FUNK & WAGNALLS COMPANY
NEW YORK AND LONDON
1920
Copyright, 1920, by
GRENVILLE KLEISER
[Printed in the United States of America]
Published, February, 1920
Copyright Under the Articles of the Copyright Convention of the Pan-American Republics and the United States, August 11, 1910
CONTENTS
PREFACE
The power of eloquence to move and persuade men is universally recognized. To-day the public speaker plays a vital part in the solution of every great question and problem. Oratory, in the true sense, is not a lost art, but a potent means of imparting information, instruction, and persuasion.
Eloquence is still "the appropriate organ of the highest personal energy." As one has well said, "The orator is not compelled to wait through long and weary years to reap the reward of his labors. His triumphs are instantaneous."
And again, "To stand up before a vast assembly composed of men of the most various callings, views, passions, and prejudices, and mold them at will; to play upon their hearts and minds as a master upon the keys of a piano; to convince their understandings by the logic, and to thrill their feelings by the art of the orator; to see every eye watching his face, and every ear intent on the words that drop from his lips; to see indifference changed to breathless interest, and aversion to rapturous enthusiasm; to hear thunders of applause at the close of every period; to see the whole assembly animated by the feelings which in him are burning and struggling for utterance; and to think that all this is the creation of the moment, and has sprung instantaneously from his fiery brain and the inspiration imparted to it by the circumstances of the hour;—this, perhaps, is the greatest triumph of which the human mind is capable, and that in which its divinity is most signally revealed."
The aims and purposes of speaking to-day have radically changed from former times. Deliberative bodies, composed of busy men, meet now to discuss and dispose of grave and weighty business. There is little necessity nor scope for eloquence. Time is too valuable to permit of prolonged speaking. Men are tacitly expected to "get to the point," and to be reasonably brief in what they have to say.
Under these circumstances certain extravagant types of old-time oratory would be ineffectual to-day. The stentorian and dramatic tones, with hand inserted in the breast of the coat, with exaggerated facial expression, and studied posture, would make a speaker to-day an object of ridicule.
This applies equally to speech in the law court, pulpit, on the lecture platform, and in other departments of public address. The implicit demand everywhere is that the speaker should say what he has to say naturally, simply, and concisely.

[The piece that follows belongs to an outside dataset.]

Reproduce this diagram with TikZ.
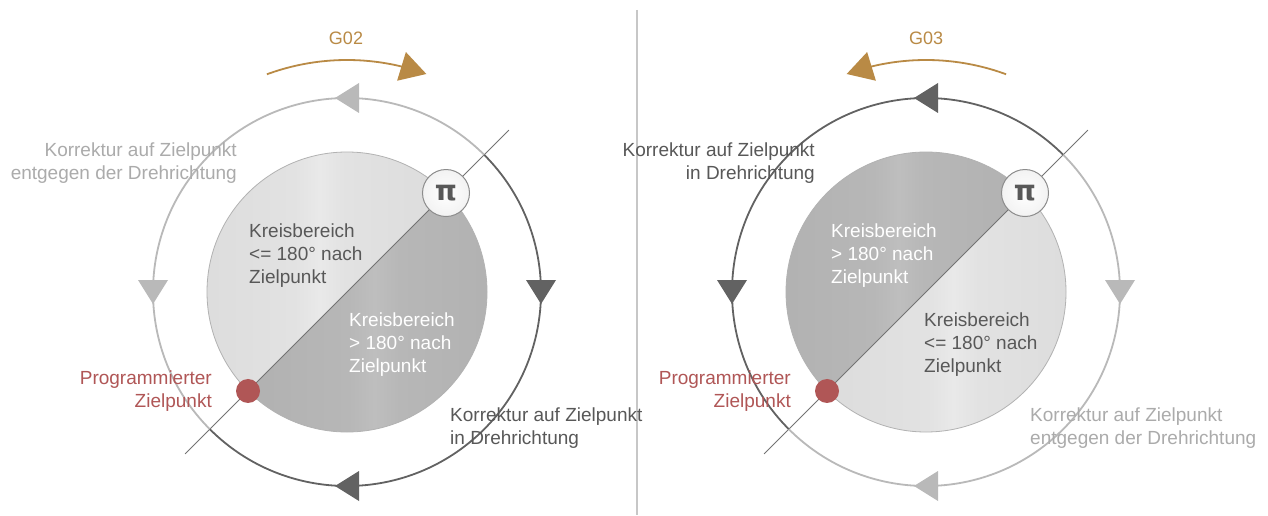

This does not mean, however, that he must confine himself to plain statement of fact, with no manifestation of feeling or earnestness. Men are still influenced and persuaded by impassioned speech. There is nothing incompatible between deep feeling and clear-cut speech. A man having profound convictions upon any subject of importance will always speak on it with fervor and sincerity.
The widespread interest in the subject of public speaking has suggested this adaptation of Quintilian's celebrated work on the education of the orator. This work has long been regarded as one of the most valuable treatises ever written on oratory, but in its original form it is ponderous and inaccessible to the average reader. In the present abridged and modernized form it may be read and studied with benefit by earnest students of the art of public speaking.